"""

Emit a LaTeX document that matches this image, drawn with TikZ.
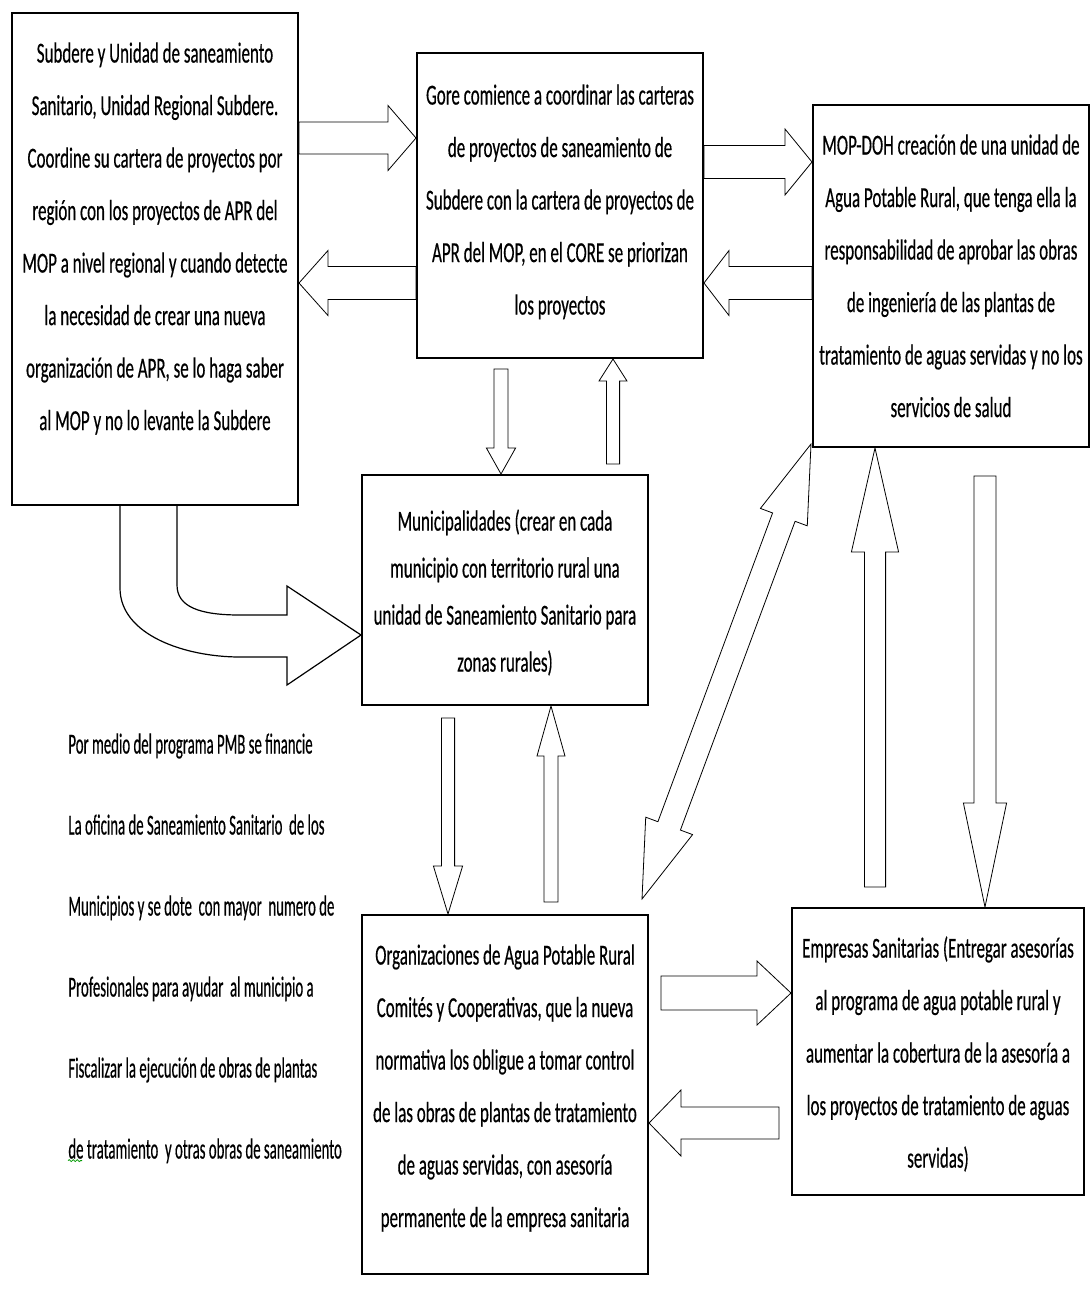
\documentclass[tikz,border=0pt]{standalone}
\usepackage{fontspec}
\setmainfont{Carlito}[FakeStretch=0.585, FakeBold=0.4]
\newfontfamily\notefam{Carlito}[FakeStretch=0.51, FakeBold=0.4]
\usetikzlibrary{calc,fit,decorations.pathmorphing}

\newcommand\boxfont{\fontsize{14.5pt}{26.25pt}\selectfont}
\newcommand\notefont{\notefam\fontsize{14.5pt}{40.5pt}\selectfont}

\tikzset{
  box/.style={draw, line width=1pt, inner sep=0pt, fit={#1}},
  txt/.style={align=center, inner sep=0pt, anchor=north, font=\boxfont},
  blockarrow/.style n args={3}{draw, line width=0.6pt, line join=miter, to path={
    ($(\tikztotarget)!#3!(\tikztostart)$) coordinate (hb)
    ($(\tikztostart)!#1!90:(\tikztotarget)$)
    -- ($(hb)!#1!90:(\tikztotarget)$) -- ($(hb)!#2!90:(\tikztotarget)$)
    -- (\tikztotarget)
    -- ($(hb)!#2!-90:(\tikztotarget)$) -- ($(hb)!#1!-90:(\tikztotarget)$)
    -- ($(\tikztostart)!#1!-90:(\tikztotarget)$) -- cycle}},
  twoway/.style n args={3}{draw, line width=0.6pt, line join=miter, to path={
    ($(\tikztotarget)!#3!(\tikztostart)$) coordinate (hb)
    ($(\tikztostart)!#3!(\tikztotarget)$) coordinate (ht)
    (\tikztostart)
    -- ($(ht)!#2!90:(\tikztotarget)$) -- ($(ht)!#1!90:(\tikztotarget)$)
    -- ($(hb)!#1!90:(\tikztotarget)$) -- ($(hb)!#2!90:(\tikztotarget)$)
    -- (\tikztotarget)
    -- ($(hb)!#2!-90:(\tikztotarget)$) -- ($(hb)!#1!-90:(\tikztotarget)$)
    -- ($(ht)!#1!-90:(\tikztotarget)$) -- ($(ht)!#2!-90:(\tikztotarget)$)
    -- cycle}}
}

\begin{document}
\begin{tikzpicture}[x=0.5pt, y=-0.5pt]
	\useasboundingbox (0,0) rectangle (1091,1298);

	% boxes
	\node[box={(12,13) (298,505)}] (subdere) {};
	\node[box={(417,53) (703,358)}] (gore) {};
	\node[box={(813,105) (1089,447)}] (mop) {};
	\node[box={(362,475) (648,705)}] (muni) {};
	\node[box={(362,915) (648,1274)}] (org) {};
	\node[box={(792,908) (1084,1195)}] (emp) {};

	\node[txt] (subderetxt) at (subdere.north |- 0,42) {Subdere y Unidad de saneamiento\\ Sanitario, Unidad Regional Subdere.\\ Coordine su cartera de proyectos por\\ región con los proyectos de APR del\\ MOP a nivel regional y cuando detecte\\ la necesidad de crear una nueva\\ organización de APR, se lo haga saber\\ al MOP y no lo levante la Subdere};
	\node[txt] (goretxt) at (gore.north |- 0,84) {Gore comience a coordinar las carteras\\ de proyectos de saneamiento de\\ Subdere con la cartera de proyectos de\\ APR del MOP, en el CORE se priorizan\\ los proyectos};
	\node[txt] (moptxt) at (mop.north |- 0,134) {MOP-DOH creación de una unidad de\\ Agua Potable Rural, que tenga ella la\\ responsabilidad de aprobar las obras\\ de ingeniería de las plantas de\\ tratamiento de aguas servidas y no los\\ servicios de salud};
	\node[txt, font=\fontsize{14.5pt}{23.5pt}\selectfont] (munitxt) at (muni.north |- 0,509) {Municipalidades (crear en cada\\ municipio con territorio rural una\\ unidad de Saneamiento Sanitario para\\ zonas rurales)};
	\node[txt] (orgtxt) at (org.north |- 0,944) {Organizaciones de Agua Potable Rural\\ Comités y Cooperativas, que la nueva\\ normativa los obligue a tomar control\\ de las obras de plantas de tratamiento\\ de aguas servidas, con asesoría\\ permanente de la empresa sanitaria};
	\node[txt] (emptxt) at (emp.north |- 0,936) {Empresas Sanitarias (Entregar asesorías\\ al programa de agua potable rural y\\ aumentar la cobertura de la asesoría a\\ los proyectos de tratamiento de aguas\\ servidas)};

	\node[align=left, inner sep=0pt, anchor=north west, font=\notefont] (pmb) at (68,733) {Por medio del programa PMB se financie\\ La oficina de Saneamiento Sanitario \ de los\\ Municipios y se dote \ con mayor \ numero de\\ Profesionales para ayudar \ al municipio a\\ Fiscalizar la ejecución de obras de plantas\\ de tratamiento \ y otras obras de saneamiento};
	\draw[green!60!black, line width=0.4pt, decorate, decoration={snake, amplitude=0.5pt, segment length=2pt}]
		([yshift=1.5pt]pmb.south west) -- ++(14,0);

	% horizontal arrows
	\draw (subdere.east |- 0,138) to[blockarrow={8pt}{16.25pt}{14pt}] (gore.west |- 0,138);
	\draw (gore.west |- 0,283) to[blockarrow={8.25pt}{16.25pt}{14.5pt}] (subdere.east |- 0,283);
	\draw (gore.east |- 0,162) to[blockarrow={8.25pt}{16.5pt}{13.5pt}] (mop.west |- 0,162);
	\draw (mop.west |- 0,283) to[blockarrow={8.25pt}{16.25pt}{12.5pt}] (gore.east |- 0,283);
	\draw ([xshift=6pt]org.east |- 0,993) to[blockarrow={8.5pt}{16pt}{17pt}] (emp.west |- 0,993);
	\draw ([xshift=-6pt]emp.west |- 0,1123) to[blockarrow={8pt}{16.5pt}{16pt}] (org.east |- 0,1123);

	% vertical arrows
	\draw ([yshift=-5pt]gore.south -| 501,0) to[blockarrow={3.5pt}{7.3pt}{13pt}] (muni.north -| 501,0);
	\draw ([yshift=5pt]muni.north -| 613,0) to[blockarrow={3.3pt}{7pt}{11pt}] (gore.south -| 613,0);
	\draw ([yshift=-6pt]muni.south -| 448,0) to[blockarrow={3.3pt}{7.3pt}{24pt}] (org.north -| 448,0);
	\draw ([yshift=6pt]org.north -| 551,0) to[blockarrow={3.5pt}{7pt}{25pt}] (muni.south -| 551,0);
	\draw ([yshift=10pt]emp.north -| 875,0) to[blockarrow={5.3pt}{11.8pt}{52pt}] (mop.south -| 875,0);
	\draw ([yshift=-14pt]mop.south -| 985,0) to[blockarrow={5.5pt}{10.8pt}{52pt}] (emp.north -| 985,0);

	% diagonal double arrow
	\draw ([shift={(-7,-15)}]org.north east) to[twoway={6pt}{12.5pt}{39pt}] ([shift={(-1,-4)}]mop.south west);

	% curved arrow from Subdere to Municipalidades
	\coordinate (ctip) at ([yshift=-22.5pt]muni.west);
	\draw[line width=0.6pt, line join=miter]
		(subdere.south -| 120,0) -- (120,588)
		.. controls (120,635) and (185,657) .. (240,657) -- (287,657) -- (287,685)
		-- (ctip) -- (287,586) -- (287,615) -- (240,615)
		.. controls (200,615) and (177,607) .. (177,585) -- (subdere.south -| 177,0);
\end{tikzpicture}
\end{document}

"""

*Work required:* Quote each line of the listing exactly, but leave the pictures out.

*Written solution:*
Emit a LaTeX document that matches this image, drawn with TikZ.
\documentclass[tikz,border=0pt]{standalone}
\usepackage{fontspec}
\setmainfont{Carlito}[FakeStretch=0.585, FakeBold=0.4]
\newfontfamily\notefam{Carlito}[FakeStretch=0.51, FakeBold=0.4]
\usetikzlibrary{calc,fit,decorations.pathmorphing}

\newcommand\boxfont{\fontsize{14.5pt}{26.25pt}\selectfont}
\newcommand\notefont{\notefam\fontsize{14.5pt}{40.5pt}\selectfont}

\tikzset{
  box/.style={draw, line width=1pt, inner sep=0pt, fit={#1}},
  txt/.style={align=center, inner sep=0pt, anchor=north, font=\boxfont},
  blockarrow/.style n args={3}{draw, line width=0.6pt, line join=miter, to path={
    ($(\tikztotarget)!#3!(\tikztostart)$) coordinate (hb)
    ($(\tikztostart)!#1!90:(\tikztotarget)$)
    -- ($(hb)!#1!90:(\tikztotarget)$) -- ($(hb)!#2!90:(\tikztotarget)$)
    -- (\tikztotarget)
    -- ($(hb)!#2!-90:(\tikztotarget)$) -- ($(hb)!#1!-90:(\tikztotarget)$)
    -- ($(\tikztostart)!#1!-90:(\tikztotarget)$) -- cycle}},
  twoway/.style n args={3}{draw, line width=0.6pt, line join=miter, to path={
    ($(\tikztotarget)!#3!(\tikztostart)$) coordinate (hb)
    ($(\tikztostart)!#3!(\tikztotarget)$) coordinate (ht)
    (\tikztostart)
    -- ($(ht)!#2!90:(\tikztotarget)$) -- ($(ht)!#1!90:(\tikztotarget)$)
    -- ($(hb)!#1!90:(\tikztotarget)$) -- ($(hb)!#2!90:(\tikztotarget)$)
    -- (\tikztotarget)
    -- ($(hb)!#2!-90:(\tikztotarget)$) -- ($(hb)!#1!-90:(\tikztotarget)$)
    -- ($(ht)!#1!-90:(\tikztotarget)$) -- ($(ht)!#2!-90:(\tikztotarget)$)
    -- cycle}}
}

\begin{document}
\begin{tikzpicture}[x=0.5pt, y=-0.5pt]
	\useasboundingbox (0,0) rectangle (1091,1298);

	% boxes
	\node[box={(12,13) (298,505)}] (subdere) {};
	\node[box={(417,53) (703,358)}] (gore) {};
	\node[box={(813,105) (1089,447)}] (mop) {};
	\node[box={(362,475) (648,705)}] (muni) {};
	\node[box={(362,915) (648,1274)}] (org) {};
	\node[box={(792,908) (1084,1195)}] (emp) {};

	\node[txt] (subderetxt) at (subdere.north |- 0,42) {Subdere y Unidad de saneamiento\\ Sanitario, Unidad Regional Subdere.\\ Coordine su cartera de proyectos por\\ región con los proyectos de APR del\\ MOP a nivel regional y cuando detecte\\ la necesidad de crear una nueva\\ organización de APR, se lo haga saber\\ al MOP y no lo levante la Subdere};
	\node[txt] (goretxt) at (gore.north |- 0,84) {Gore comience a coordinar las carteras\\ de proyectos de saneamiento de\\ Subdere con la cartera de proyectos de\\ APR del MOP, en el CORE se priorizan\\ los proyectos};
	\node[txt] (moptxt) at (mop.north |- 0,134) {MOP-DOH creación de una unidad de\\ Agua Potable Rural, que tenga ella la\\ responsabilidad de aprobar las obras\\ de ingeniería de las plantas de\\ tratamiento de aguas servidas y no los\\ servicios de salud};
	\node[txt, font=\fontsize{14.5pt}{23.5pt}\selectfont] (munitxt) at (muni.north |- 0,509) {Municipalidades (crear en cada\\ municipio con territorio rural una\\ unidad de Saneamiento Sanitario para\\ zonas rurales)};
	\node[txt] (orgtxt) at (org.north |- 0,944) {Organizaciones de Agua Potable Rural\\ Comités y Cooperativas, que la nueva\\ normativa los obligue a tomar control\\ de las obras de plantas de tratamiento\\ de aguas servidas, con asesoría\\ permanente de la empresa sanitaria};
	\node[txt] (emptxt) at (emp.north |- 0,936) {Empresas Sanitarias (Entregar asesorías\\ al programa de agua potable rural y\\ aumentar la cobertura de la asesoría a\\ los proyectos de tratamiento de aguas\\ servidas)};

	\node[align=left, inner sep=0pt, anchor=north west, font=\notefont] (pmb) at (68,733) {Por medio del programa PMB se financie\\ La oficina de Saneamiento Sanitario \ de los\\ Municipios y se dote \ con mayor \ numero de\\ Profesionales para ayudar \ al municipio a\\ Fiscalizar la ejecución de obras de plantas\\ de tratamiento \ y otras obras de saneamiento};
	\draw[green!60!black, line width=0.4pt, decorate, decoration={snake, amplitude=0.5pt, segment length=2pt}]
		([yshift=1.5pt]pmb.south west) -- ++(14,0);

	% horizontal arrows
	\draw (subdere.east |- 0,138) to[blockarrow={8pt}{16.25pt}{14pt}] (gore.west |- 0,138);
	\draw (gore.west |- 0,283) to[blockarrow={8.25pt}{16.25pt}{14.5pt}] (subdere.east |- 0,283);
	\draw (gore.east |- 0,162) to[blockarrow={8.25pt}{16.5pt}{13.5pt}] (mop.west |- 0,162);
	\draw (mop.west |- 0,283) to[blockarrow={8.25pt}{16.25pt}{12.5pt}] (gore.east |- 0,283);
	\draw ([xshift=6pt]org.east |- 0,993) to[blockarrow={8.5pt}{16pt}{17pt}] (emp.west |- 0,993);
	\draw ([xshift=-6pt]emp.west |- 0,1123) to[blockarrow={8pt}{16.5pt}{16pt}] (org.east |- 0,1123);

	% vertical arrows
	\draw ([yshift=-5pt]gore.south -| 501,0) to[blockarrow={3.5pt}{7.3pt}{13pt}] (muni.north -| 501,0);
	\draw ([yshift=5pt]muni.north -| 613,0) to[blockarrow={3.3pt}{7pt}{11pt}] (gore.south -| 613,0);
	\draw ([yshift=-6pt]muni.south -| 448,0) to[blockarrow={3.3pt}{7.3pt}{24pt}] (org.north -| 448,0);
	\draw ([yshift=6pt]org.north -| 551,0) to[blockarrow={3.5pt}{7pt}{25pt}] (muni.south -| 551,0);
	\draw ([yshift=10pt]emp.north -| 875,0) to[blockarrow={5.3pt}{11.8pt}{52pt}] (mop.south -| 875,0);
	\draw ([yshift=-14pt]mop.south -| 985,0) to[blockarrow={5.5pt}{10.8pt}{52pt}] (emp.north -| 985,0);

	% diagonal double arrow
	\draw ([shift={(-7,-15)}]org.north east) to[twoway={6pt}{12.5pt}{39pt}] ([shift={(-1,-4)}]mop.south west);

	% curved arrow from Subdere to Municipalidades
	\coordinate (ctip) at ([yshift=-22.5pt]muni.west);
	\draw[line width=0.6pt, line join=miter]
		(subdere.south -| 120,0) -- (120,588)
		.. controls (120,635) and (185,657) .. (240,657) -- (287,657) -- (287,685)
		-- (ctip) -- (287,586) -- (287,615) -- (240,615)
		.. controls (200,615) and (177,607) .. (177,585) -- (subdere.south -| 177,0);
\end{tikzpicture}
\end{document}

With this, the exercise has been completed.